@chip-huyen
AI systems engineer (Nvidia, Stanford); expert on ML infrastructure and AI engineering.
The things people think will improve AI apps: staying updated on AI news, adopting the newest agentic framework, picking the best vector database. The things that actually improve AI apps: talking to users, better data preparation, better prompts, optimizing the workflow.
The most asked question I get: "How do I keep up with all the latest AI news?" My answer: Why? Why do you need to?
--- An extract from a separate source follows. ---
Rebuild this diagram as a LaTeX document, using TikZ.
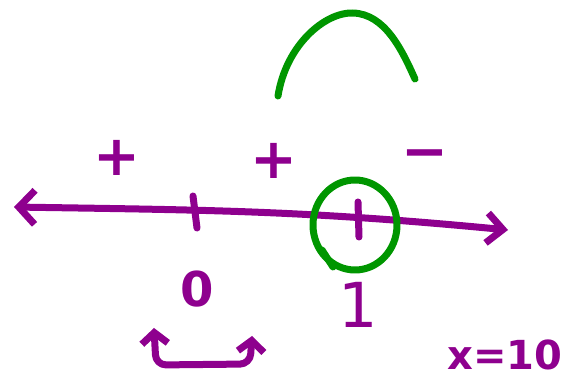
\documentclass[tikz,border=0pt]{standalone}
\usepackage{fontspec}
\setmainfont{DejaVu Sans}
\usetikzlibrary{arrows.meta,positioning}
\definecolor{penpurple}{RGB}{142,0,142}
\definecolor{pengreen}{RGB}{0,150,0}

\begin{document}
\begin{tikzpicture}[x=1pt,y=-1pt,
  ink/.style={line width=7pt,line cap=round,line join=round,draw=penpurple},
  greenink/.style={ink,draw=pengreen},
  barbs/.style={{Straight Barb[length=16pt,width=34pt]}-{Straight Barb[length=16pt,width=30pt]}},
  smallbarbs/.style={{Straight Barb[length=11pt,width=26pt]}-{Straight Barb[length=11pt,width=26pt]}},
  sign/.style={font=\fontsize{56}{56}\selectfont\bfseries,text=penpurple,inner sep=0pt},
  numlabel/.style={font=\fontsize{48}{48}\selectfont\bfseries,text=penpurple,inner sep=0pt}
]
  \useasboundingbox (0,0) rectangle (566,382);

  % number line
  \coordinate (lineleft) at (14,207);
  \coordinate (lineright) at (508,230);
  \draw[ink,barbs] (lineleft) .. controls (200,210) and (300,210) .. (lineright);

  % ticks
  \draw[ink] (193,196) -- (197,228);
  \draw[ink] (358,202) -- (359,237);

  % signs
  \node[sign] (plusa) at (117,158) {+};
  \node[sign] (plusb) at (274,161) {+};
  \node[sign] (minus) at (425,160) {−};

  % labels under the line
  \node[numlabel] (zero) at (197,289) {0};
  \node[numlabel,font=\fontsize{62}{62}\selectfont] (one) at (358,305) {1};
  \node[numlabel,font=\fontsize{40}{40}\selectfont\bfseries] (xval) at (505,355) {x=10};

  % root circled and the parabola cap
  \draw[greenink] (355,225) ellipse (42pt and 45pt);
  \draw[greenink] (322,250) -- (333,267);
  \draw[greenink] (278,96) .. controls (286,45) and (325,12) .. (353,13)
    .. controls (385,14) and (402,50) .. (415,79);

  % bracket under zero
  \coordinate (brleft) at (154,328);
  \coordinate (brright) at (252,336);
  \draw[ink,rounded corners=10pt,smallbarbs] (brleft) -- (156,365) -- (250,364) -- (brright);
\end{tikzpicture}
\end{document}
If you talk to your users, look at your feedback data, and fix your prompts — you'll improve your product 10x more than any model release will.
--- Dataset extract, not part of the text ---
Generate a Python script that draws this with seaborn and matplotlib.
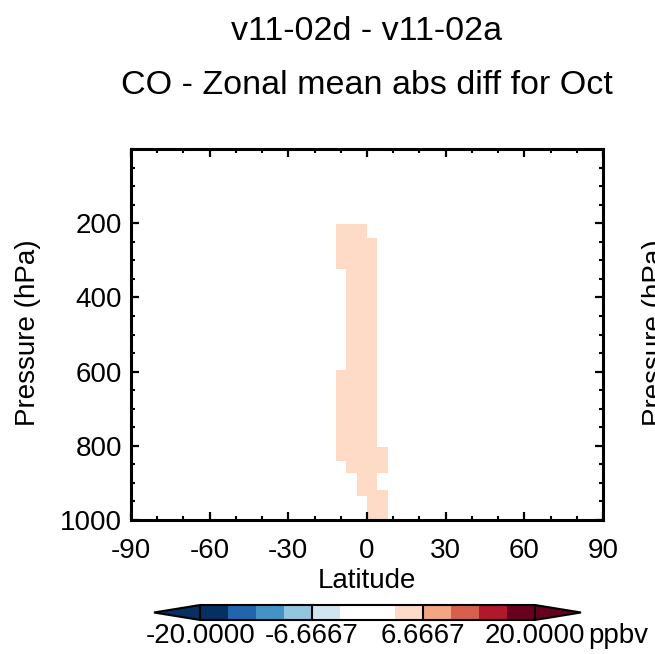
import numpy as np
import pandas as pd
import matplotlib
matplotlib.use("Agg")
import matplotlib.pyplot as plt
from matplotlib.colors import ListedColormap, BoundaryNorm
from matplotlib.ticker import MultipleLocator, FormatStrFormatter
import seaborn as sns

sns.set_theme(style="ticks")
plt.rcParams["font.family"] = ["Liberation Sans", "DejaVu Sans"]
plt.rcParams["axes.unicode_minus"] = False
for k in ["text.color", "axes.labelcolor", "xtick.color", "ytick.color", "axes.edgecolor"]:
    plt.rcParams[k] = "black"

# ----------------------------------------------------------------------
# data: CO zonal mean abs diff (ppbv), v11-02d minus v11-02a, October
# ----------------------------------------------------------------------
lat_edges = [-90] + list(range(-88, 89, 4)) + [90]           # 4x5 grid, half polar boxes
p_edges = [0, 202, 240, 323, 595, 802, 842, 872, 919, 934, 1000]  # hPa, top -> surface

# only the tropical columns show a visible difference, the rest is ~0
band_lats = [-10, -6, -2, 2, 6]
band_diff = [
    [0.8, 1.0, 1.2, 1.1, 0.9],   # 0-202
    [3.6, 3.9, 4.2, 3.1, 1.8],   # 202-240
    [3.5, 4.1, 4.6, 4.3, 2.2],   # 240-323
    [2.9, 3.8, 4.4, 4.5, 2.5],   # 323-595
    [3.6, 4.0, 4.7, 4.6, 2.8],   # 595-802
    [3.4, 3.9, 4.5, 4.8, 3.5],   # 802-842
    [2.7, 3.6, 4.3, 4.9, 3.7],   # 842-872
    [2.4, 3.1, 3.9, 4.6, 3.2],   # 872-919
    [2.1, 2.8, 3.5, 4.4, 3.8],   # 919-934
    [1.8, 2.6, 3.2, 4.2, 4.0],   # 934-1000
]

levels = np.linspace(-20, 20, 13)
cb_ticks = [-20.0, -6.6667, 6.6667, 20.0]
colors = ["#053061", "#2166ac", "#4393c3", "#92c5de", "#d1e5f0", "#ffffff",
          "#ffffff", "#fddbc7", "#f4a582", "#d6604d", "#b2182b", "#67001f"]

lat_mid = [(a + b) / 2 for a, b in zip(lat_edges[:-1], lat_edges[1:])]
field = pd.DataFrame(0.0, index=range(len(p_edges) - 1), columns=lat_mid)
for lat, col in zip(band_lats, np.array(band_diff).T):
    field[float(lat)] = col

cmap = ListedColormap(colors)
cmap.set_under("#053061")
cmap.set_over("#67001f")
norm = BoundaryNorm(levels, cmap.N)

# ----------------------------------------------------------------------
# figure
# ----------------------------------------------------------------------
W, H = 655, 654
fig = plt.figure(figsize=(W / 100, H / 100), dpi=100)
ax = fig.add_axes([131 / W, 1 - 520 / H, 472 / W, 371 / H])
ax.set_axisbelow(False)
mesh = ax.pcolormesh(lat_edges, p_edges, field.values, cmap=cmap, norm=norm,
                     shading="flat", edgecolors="none", antialiased=False)
ax.set_xlim(-90, 90)
ax.set_ylim(1000, 0)
ax.set_xticks(range(-90, 91, 30))
ax.set_yticks([200, 400, 600, 800, 1000])
ax.xaxis.set_minor_locator(MultipleLocator(10))
ax.yaxis.set_minor_locator(MultipleLocator(50))
ax.tick_params(which="both", direction="in", top=True, right=True, color="black")
ax.tick_params(which="major", length=6, width=1.6, labelsize=20)
ax.tick_params(which="minor", length=3, width=1.5)
ax.tick_params(axis="x", pad=13)
ax.tick_params(axis="y", pad=6.5)
for sp in ax.spines.values():
    sp.set_linewidth(2.2)
    sp.set_color("black")
ax.set_xlabel("Latitude", fontsize=20, labelpad=3)

fig.text(28.5 / W, 1 - 333 / H, "Pressure (hPa)", rotation=90, fontsize=20,
         ha="center", va="center")
# y label of the neighbouring panel, cut by the image edge
fig.text((28.5 + 627) / W, 1 - 333 / H, "Pressure (hPa)", rotation=90, fontsize=20,
         ha="center", va="center")

fig.text(367 / W, 1 - 40 / H, "v11-02d - v11-02a", fontsize=24.5,
         ha="center", va="baseline")
fig.text(367 / W, 1 - 94 / H, "CO - Zonal mean abs diff for Oct", fontsize=24.5,
         ha="center", va="baseline")

cax = fig.add_axes([154 / W, 1 - 620 / H, 427 / W, 15 / H])
cax.set_axisbelow(False)
cb = fig.colorbar(mesh, cax=cax, orientation="horizontal", extend="both",
                  extendfrac=0.138, ticks=cb_ticks)
cb.minorticks_off()
cb.ax.xaxis.set_major_formatter(FormatStrFormatter("%.4f"))
cb.outline.set_linewidth(1.5)
cb.outline.set_edgecolor("black")
cb.ax.tick_params(direction="in", length=10.8, width=1.5, color="black",
                  pad=2, labelsize=20)
fig.text(588 / W, 1 - 643 / H, "ppbv", fontsize=20, ha="left", va="baseline")

fig.savefig("out.png", dpi=100)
Senior engineers get the biggest productivity boost from AI coding tools — not because they need the help, but because they know what good code looks like and can direct the AI precisely. The weakest performers go on autopilot. The difference isn't the tool. It's taste.
We are in an idea crisis. We now have tools that can help you design, code, build, and ship — faster than ever. And somehow, people don't know what to build. My advice: for one week, write down everything that frustrates you. Then ask: can this be done differently? That's your product.
RAG is not a framework choice. It's a data preparation problem. The companies seeing the biggest improvement in their RAG solutions aren't agonizing over which vector database to use. They're rebuilding their data pipelines so the model can actually retrieve what it needs.
CS is not about coding. Coding is a means to an end. CS is about system thinking — understanding what causes a problem and designing step-by-step solutions. That skill will never be automated away.